** DATA LINES **
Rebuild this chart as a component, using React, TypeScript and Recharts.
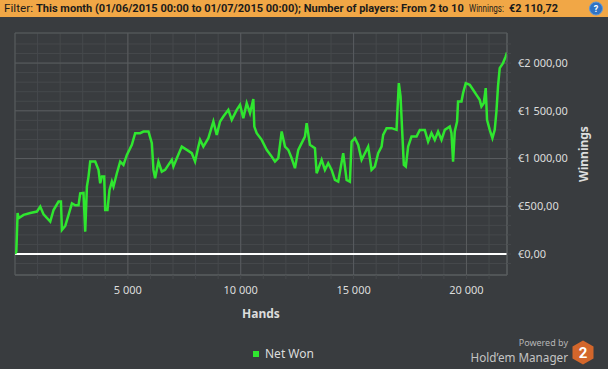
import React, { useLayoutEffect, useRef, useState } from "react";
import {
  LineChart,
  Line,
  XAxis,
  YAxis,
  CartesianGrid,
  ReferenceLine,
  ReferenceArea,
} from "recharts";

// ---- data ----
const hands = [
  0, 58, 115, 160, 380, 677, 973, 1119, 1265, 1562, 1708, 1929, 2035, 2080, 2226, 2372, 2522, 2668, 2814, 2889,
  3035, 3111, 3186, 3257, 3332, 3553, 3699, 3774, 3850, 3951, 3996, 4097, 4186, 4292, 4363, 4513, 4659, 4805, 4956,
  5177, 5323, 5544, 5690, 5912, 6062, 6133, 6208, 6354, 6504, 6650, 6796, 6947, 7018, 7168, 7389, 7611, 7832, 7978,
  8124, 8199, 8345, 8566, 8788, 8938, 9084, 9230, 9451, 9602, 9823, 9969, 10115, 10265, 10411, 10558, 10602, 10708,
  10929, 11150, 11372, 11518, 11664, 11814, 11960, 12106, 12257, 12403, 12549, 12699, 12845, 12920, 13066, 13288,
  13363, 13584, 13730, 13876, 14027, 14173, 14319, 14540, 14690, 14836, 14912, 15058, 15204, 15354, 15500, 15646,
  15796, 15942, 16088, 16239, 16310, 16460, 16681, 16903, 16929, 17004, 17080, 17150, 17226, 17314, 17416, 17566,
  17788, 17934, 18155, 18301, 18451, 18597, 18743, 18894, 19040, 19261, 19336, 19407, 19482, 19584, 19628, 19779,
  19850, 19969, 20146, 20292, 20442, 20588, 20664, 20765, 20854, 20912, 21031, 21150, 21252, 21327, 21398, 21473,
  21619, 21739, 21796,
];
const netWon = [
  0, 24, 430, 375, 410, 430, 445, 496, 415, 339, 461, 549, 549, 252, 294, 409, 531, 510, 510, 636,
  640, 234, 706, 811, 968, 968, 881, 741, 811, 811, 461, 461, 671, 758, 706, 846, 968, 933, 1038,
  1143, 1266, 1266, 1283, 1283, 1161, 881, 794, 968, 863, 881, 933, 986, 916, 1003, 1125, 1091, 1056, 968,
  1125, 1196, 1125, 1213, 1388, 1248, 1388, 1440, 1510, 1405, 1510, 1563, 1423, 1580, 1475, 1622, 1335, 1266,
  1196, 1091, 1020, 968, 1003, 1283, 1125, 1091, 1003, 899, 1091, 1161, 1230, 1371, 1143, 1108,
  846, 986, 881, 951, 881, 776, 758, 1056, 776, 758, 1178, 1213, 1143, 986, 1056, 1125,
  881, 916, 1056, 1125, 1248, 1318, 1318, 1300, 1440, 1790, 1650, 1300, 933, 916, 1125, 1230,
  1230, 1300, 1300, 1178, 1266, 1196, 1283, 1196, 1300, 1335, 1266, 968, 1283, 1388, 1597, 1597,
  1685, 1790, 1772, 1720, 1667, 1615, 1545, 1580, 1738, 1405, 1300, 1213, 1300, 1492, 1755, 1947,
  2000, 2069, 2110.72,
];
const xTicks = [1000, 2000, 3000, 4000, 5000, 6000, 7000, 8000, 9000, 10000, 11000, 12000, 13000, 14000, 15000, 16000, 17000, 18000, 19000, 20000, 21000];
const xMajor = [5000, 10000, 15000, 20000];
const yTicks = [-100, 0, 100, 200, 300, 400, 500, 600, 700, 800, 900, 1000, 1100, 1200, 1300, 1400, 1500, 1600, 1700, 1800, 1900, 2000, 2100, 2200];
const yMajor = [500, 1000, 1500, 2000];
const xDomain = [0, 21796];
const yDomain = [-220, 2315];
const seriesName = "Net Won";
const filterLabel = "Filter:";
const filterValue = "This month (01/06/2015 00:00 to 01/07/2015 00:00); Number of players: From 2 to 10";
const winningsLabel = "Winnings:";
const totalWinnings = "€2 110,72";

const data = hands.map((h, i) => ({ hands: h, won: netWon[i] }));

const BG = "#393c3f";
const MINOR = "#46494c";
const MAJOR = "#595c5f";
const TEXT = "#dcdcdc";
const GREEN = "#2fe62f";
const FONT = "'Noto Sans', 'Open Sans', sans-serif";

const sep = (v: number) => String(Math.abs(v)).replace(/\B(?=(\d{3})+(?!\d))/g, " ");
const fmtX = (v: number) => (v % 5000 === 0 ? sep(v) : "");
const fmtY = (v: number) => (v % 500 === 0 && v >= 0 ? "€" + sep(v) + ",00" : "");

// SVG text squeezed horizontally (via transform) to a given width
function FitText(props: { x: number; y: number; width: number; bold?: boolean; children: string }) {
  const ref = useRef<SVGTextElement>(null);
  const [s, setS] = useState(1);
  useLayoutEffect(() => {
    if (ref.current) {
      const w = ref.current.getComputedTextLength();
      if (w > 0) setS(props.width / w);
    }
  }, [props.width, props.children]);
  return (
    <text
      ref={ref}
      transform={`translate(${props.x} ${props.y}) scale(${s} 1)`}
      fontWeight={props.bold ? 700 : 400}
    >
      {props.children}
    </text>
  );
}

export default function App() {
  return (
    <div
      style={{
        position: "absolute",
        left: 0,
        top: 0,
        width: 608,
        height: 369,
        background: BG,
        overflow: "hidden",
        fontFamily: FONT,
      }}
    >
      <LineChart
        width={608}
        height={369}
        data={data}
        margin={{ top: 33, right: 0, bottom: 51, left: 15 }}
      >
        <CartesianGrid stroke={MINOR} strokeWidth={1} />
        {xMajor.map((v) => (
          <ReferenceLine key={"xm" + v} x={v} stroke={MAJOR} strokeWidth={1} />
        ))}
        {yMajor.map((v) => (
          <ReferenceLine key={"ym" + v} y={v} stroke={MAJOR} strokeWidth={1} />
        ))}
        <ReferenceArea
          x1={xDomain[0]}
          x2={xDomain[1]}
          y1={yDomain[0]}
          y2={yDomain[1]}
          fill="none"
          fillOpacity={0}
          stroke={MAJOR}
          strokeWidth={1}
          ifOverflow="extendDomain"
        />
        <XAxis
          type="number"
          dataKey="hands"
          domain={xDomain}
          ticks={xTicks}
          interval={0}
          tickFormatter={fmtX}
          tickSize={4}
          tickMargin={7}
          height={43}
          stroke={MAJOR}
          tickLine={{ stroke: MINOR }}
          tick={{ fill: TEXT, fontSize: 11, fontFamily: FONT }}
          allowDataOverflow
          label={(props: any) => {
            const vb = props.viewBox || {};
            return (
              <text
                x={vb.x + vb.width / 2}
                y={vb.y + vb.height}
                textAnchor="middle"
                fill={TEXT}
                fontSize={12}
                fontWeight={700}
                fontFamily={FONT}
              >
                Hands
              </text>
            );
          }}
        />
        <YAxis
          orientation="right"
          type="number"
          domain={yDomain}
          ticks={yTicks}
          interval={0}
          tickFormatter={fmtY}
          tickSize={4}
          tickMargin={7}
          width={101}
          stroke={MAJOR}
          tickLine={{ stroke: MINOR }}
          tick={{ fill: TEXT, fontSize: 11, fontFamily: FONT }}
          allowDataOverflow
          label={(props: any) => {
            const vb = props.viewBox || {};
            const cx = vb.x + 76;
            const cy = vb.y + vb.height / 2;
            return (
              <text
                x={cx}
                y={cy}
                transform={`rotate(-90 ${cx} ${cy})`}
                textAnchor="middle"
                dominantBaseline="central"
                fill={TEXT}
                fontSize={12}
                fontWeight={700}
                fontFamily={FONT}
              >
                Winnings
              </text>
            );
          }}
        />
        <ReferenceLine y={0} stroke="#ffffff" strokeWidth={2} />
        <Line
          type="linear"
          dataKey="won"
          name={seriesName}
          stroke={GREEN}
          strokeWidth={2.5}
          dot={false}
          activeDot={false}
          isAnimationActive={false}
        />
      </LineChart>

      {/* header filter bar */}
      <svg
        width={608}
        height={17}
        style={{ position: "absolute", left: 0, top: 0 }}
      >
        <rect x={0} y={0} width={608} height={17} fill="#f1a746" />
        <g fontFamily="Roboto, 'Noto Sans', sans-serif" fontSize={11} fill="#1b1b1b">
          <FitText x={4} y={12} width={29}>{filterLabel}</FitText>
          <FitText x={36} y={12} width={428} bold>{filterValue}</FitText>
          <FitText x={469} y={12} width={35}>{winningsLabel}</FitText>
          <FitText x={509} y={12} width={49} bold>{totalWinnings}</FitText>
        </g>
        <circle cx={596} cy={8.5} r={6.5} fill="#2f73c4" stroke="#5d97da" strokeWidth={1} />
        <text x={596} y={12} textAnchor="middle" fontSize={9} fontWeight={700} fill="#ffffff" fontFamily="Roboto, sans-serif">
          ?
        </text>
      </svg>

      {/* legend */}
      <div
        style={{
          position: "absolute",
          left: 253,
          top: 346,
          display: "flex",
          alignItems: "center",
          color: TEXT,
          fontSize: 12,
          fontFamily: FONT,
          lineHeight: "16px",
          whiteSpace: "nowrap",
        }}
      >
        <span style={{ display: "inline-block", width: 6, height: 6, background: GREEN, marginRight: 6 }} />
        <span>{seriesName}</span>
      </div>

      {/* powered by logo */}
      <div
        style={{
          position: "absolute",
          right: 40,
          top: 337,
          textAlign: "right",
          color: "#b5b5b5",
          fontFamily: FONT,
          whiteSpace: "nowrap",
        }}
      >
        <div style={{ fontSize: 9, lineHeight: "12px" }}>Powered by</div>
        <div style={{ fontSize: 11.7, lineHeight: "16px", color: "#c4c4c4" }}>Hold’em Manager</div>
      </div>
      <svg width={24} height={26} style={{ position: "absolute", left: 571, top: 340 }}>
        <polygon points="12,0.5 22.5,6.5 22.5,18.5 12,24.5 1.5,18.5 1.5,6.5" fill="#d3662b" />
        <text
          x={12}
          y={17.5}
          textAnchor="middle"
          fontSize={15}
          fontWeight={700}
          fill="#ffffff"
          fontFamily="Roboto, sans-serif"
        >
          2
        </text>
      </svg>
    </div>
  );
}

** SET EXERCISE **
Copy all lines from the material that hold "React".

** FINAL RESULT **
Rebuild this chart as a component, using React, TypeScript and Recharts.
import React, { useLayoutEffect, useRef, useState } from "react";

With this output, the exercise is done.